My very first performance was a rendition of a Pam Ayers poem, about ‘Two ugly sisters from Foredom…’ to a room of neighbours at my parents ‘cards night’. I was about seven years old and I perfected Ayers’ Gloucestershire accent down-pat. I had no idea what the poem was about, but it had the adults in fits of laughter and that felt really good, to make grown-ups groan with the giggles. So, I was hooked on being a clown after that!
My first ever ‘proper’ drama class – because my family really were my first teachers – was in Year three at Lymburner Primary School. The teacher was French, and she wore Chanel #5 and raspberry lip tint and her smile was glossy and elegant, she was like a dream. Noone had ever talked of ‘drama’ before. We walked in a circle on tiptoes around the classroom, pretending to walk on a cloud, then ice, then mud, then we were elephants and skaters and happy, sad, angry and silly. It was heaven for me, I was like a free spirit let out of the bottle.
I started taking after school dance and drama lessons aged 11. Going to ‘drama’ was an experience that raised my self-esteem in a place where my exhilaration for music, dance and storytelling was shared by other kids and encouraged. From about age six I knew that ‘playing’ was a useful skill for dealing with grown-ups and navigating life. As I became an adult, I aspired to create a space where I could teach all people to play through life. It’s what I have been doing for the last twenty years and now scientists have proven that ‘play’ is at the core of all human development and social well-being! My instincts were spot on! That’s one of my golden teaching principles: listen to your instincts, it’s every child’s special power.
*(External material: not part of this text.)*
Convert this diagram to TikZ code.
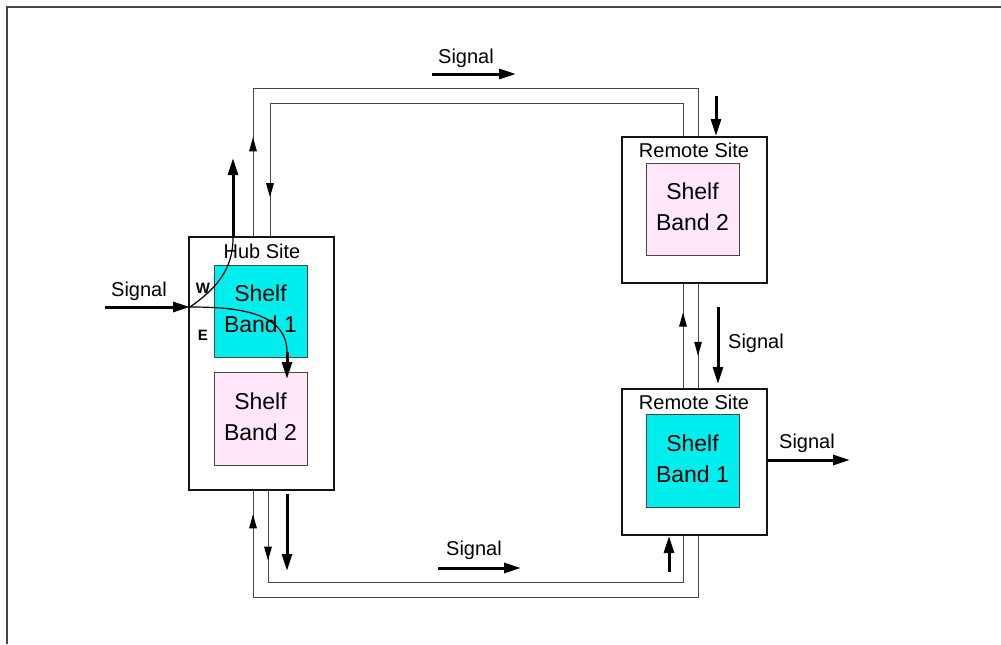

What does a standard Gecko Ensemble class look like to you?
A Gecko Ensemble class, for me, starts with a warm welcome for every young person that enters the space. The start of class always includes games that ignite playfulness, spark movement and lead us to see and greet each other in a fun way. As childhood has become more and more a digitalised experience, I make sure we remember to practise the enjoyment and warmth of eye contact.
The classes vary depending on who is there and what the terms theme is. My classes always centre on building expressive - body, face and voice - skills through group and partner activities that take place within imaginative tasks and creative challenges. For example, we might play a game of ‘Grandma’s Footsteps’, which is a game about hiding. As we do this, we are learning the skills of breath, focus, complicity, movement, balance, character and cunning. At the same time, we might pick up a coat from a jumble of ‘props’ and start situating the game in an imaginative realm where we become a character of our invention. The game becomes an enchanted forest or a bustling market and the drama that comes from playing will inform the theme we are exploring, such as freedom or power.
This is just one of the ways a class might take shape. If we are in a ‘Performance Term’ our class might be in a rehearsal to get our ‘showing’, audience-ready. Some of the Geckos could be working to design the space, practise a scene or direct a small group in a comedy skit. The ensemble approach enables creative learning through collaboration and each child has a voice in building the show or world or play.
Do you have any words of wisdom for families interested in Gecko Ensembles?
If your child loves stories, drawing, music, history, movement or simply likes to ask questions, when they bring that inspiration into a social environment such as the Gecko Ensembles, it gives them the chance to expand their enjoyment by sharing it in creativity with others.
I have worked in participatory arts and creative learning for many years, with every age imaginable. I am constantly reminded of the power of creativity and shared experience in ensemble drama programs; their capacity to foster joy, positive self-awareness, complex and magical thinking while engendering generosity and care towards others.
At a time in human history when creative thinking has never been more important - in navigating a fast-paced world and for devising solutions to our most challenging opportunities – children, given the chance to develop their imaginative and interpersonal capabilities are set to leap brilliantly into an exciting future.